Ecosystem and Competitors
Kamino sits at the intersection of lending and liquidity management, so it competes on multiple fronts. On the lending side it overlaps with protocols like Solend and MarginFi. On the liquidity-automation side it competes with other vault and concentrated-liquidity managers. Its main advantage has been bundling these functions together and capturing deep liquidity, while integrating with assets such as liquid staking tokens that are popular on Solana.
Risks to Understand
DeFi yields are never risk-free. Key risks with a protocol like Kamino include:
- Smart contract risk: Bugs or exploits can lead to loss of funds despite audits.
- Liquidation risk: Borrowers and leveraged users can be liquidated during sharp price moves.
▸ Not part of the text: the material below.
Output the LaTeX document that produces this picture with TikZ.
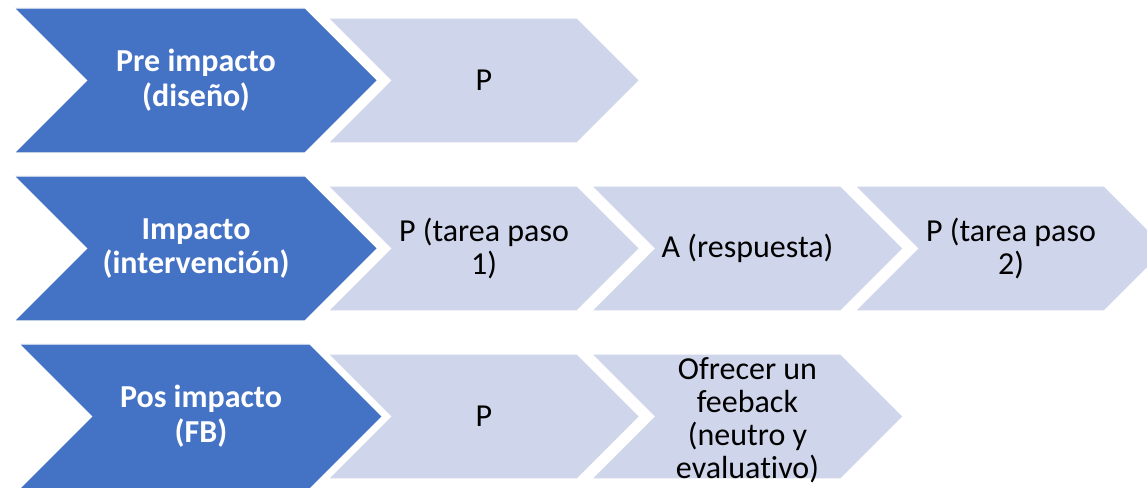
\documentclass[tikz,border=0pt]{standalone}
\usepackage{fontspec}
\setmainfont[Ligatures=NoCommon]{Carlito}
\usetikzlibrary{shapes, arrows}
\definecolor{fase}{RGB}{68,114,196}
\definecolor{paso}{RGB}{207,213,234}
\tikzstyle{fasebox} = [fill=fase, draw=white, line width=0.8pt]
\tikzstyle{pasobox} = [fill=paso, draw=white, line width=0.8pt]
\tikzstyle{fasetext} = [text=white, font=\bfseries\fontsize{24}{26}\selectfont, align=center, inner sep=0pt]
\tikzstyle{pasotext} = [text=black, font=\fontsize{24}{24.8}\selectfont, align=center, inner sep=0pt]

\begin{document}
\begin{tikzpicture}[x=0.75pt, y=-0.75pt]
		\def\xn{263.5}
		\def\yn{168}
		\useasboundingbox (0,0) rectangle (1147,488);

		% fases (azul)
		\draw[fasebox] (14,8) -- (305,8) -- (377.5,80.5) -- (305,153) -- (14,153) -- (86.5,80.5) -- cycle;
		\draw[fasebox] (14,8+\yn) -- (305,8+\yn) -- (377.5,80.5+\yn) -- (305,153+\yn) -- (14,153+\yn) -- (86.5,80.5+\yn) -- cycle;
		\draw[fasebox] (19,8+2*\yn) -- (310,8+2*\yn) -- (382.5,80.5+2*\yn) -- (310,153+2*\yn) -- (19,153+2*\yn) -- (91.5,80.5+2*\yn) -- cycle;
		\node[fasetext] (pre) at (196, 80.5) {Pre impacto\\(diseño)};
		\node[fasetext] (imp) at (196, 80.5+\yn) {Impacto\\(intervención)};
		\node[fasetext] (pos) at (201, 80.5+2*\yn) {Pos impacto\\(FB)};

		% pasos (claro)
		\draw[pasobox] (328,18) -- (577,18) -- (639.5,80.5) -- (577,143) -- (328,143) -- (390.5,80.5) -- cycle;
		\node[pasotext] (preP) at (484, 80.5) {P};

		\draw[pasobox] (328,18+\yn) -- (577,18+\yn) -- (639.5,80.5+\yn) -- (577,143+\yn) -- (328,143+\yn) -- (390.5,80.5+\yn) -- cycle;
		\draw[pasobox] (328+\xn,18+\yn) -- (577+\xn,18+\yn) -- (639.5+\xn,80.5+\yn) -- (577+\xn,143+\yn) -- (328+\xn,143+\yn) -- (390.5+\xn,80.5+\yn) -- cycle;
		\draw[pasobox] (328+2*\xn,18+\yn) -- (577+2*\xn,18+\yn) -- (639.5+2*\xn,80.5+\yn) -- (577+2*\xn,143+\yn) -- (328+2*\xn,143+\yn) -- (390.5+2*\xn,80.5+\yn) -- cycle;
		\node[pasotext] (impP1) at (484, 80.5+\yn) {P (tarea paso\\1)};
		\node[pasotext] (impA) at (484+\xn, 80.5+\yn) {A (respuesta)};
		\node[pasotext] (impP2) at (484+2*\xn, 80.5+\yn) {P (tarea paso\\2)};

		\draw[pasobox] (328,18+2*\yn) -- (577,18+2*\yn) -- (639.5,80.5+2*\yn) -- (577,143+2*\yn) -- (328,143+2*\yn) -- (390.5,80.5+2*\yn) -- cycle;
		\draw[pasobox] (328+\xn,18+2*\yn) -- (577+\xn,18+2*\yn) -- (639.5+\xn,80.5+2*\yn) -- (577+\xn,143+2*\yn) -- (328+\xn,143+2*\yn) -- (390.5+\xn,80.5+2*\yn) -- cycle;
		\node[pasotext] (posP) at (484, 80.5+2*\yn) {P};
		\node[pasotext] (posFB) at (484+\xn, 84+2*\yn) {Ofrecer un\\feeback\\(neutro y\\evaluativo)};
	\end{tikzpicture}
\end{document}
- Market and depeg risk: Collateral assets can lose value or depeg suddenly.
- Token volatility: KMNO's price and emissions can swing significantly.
Practical Takeaway
Kamino Finance is a useful case study in how Solana DeFi is consolidating lending, liquidity, and leverage into one product, with KMNO coordinating governance and incentives. If you explore it, start small, read the official docs, and understand each strategy's liquidation mechanics before committing capital.
Risk caveat: This article is educational only and not financial advice; DeFi protocols carry real risk of loss, and no returns are guaranteed.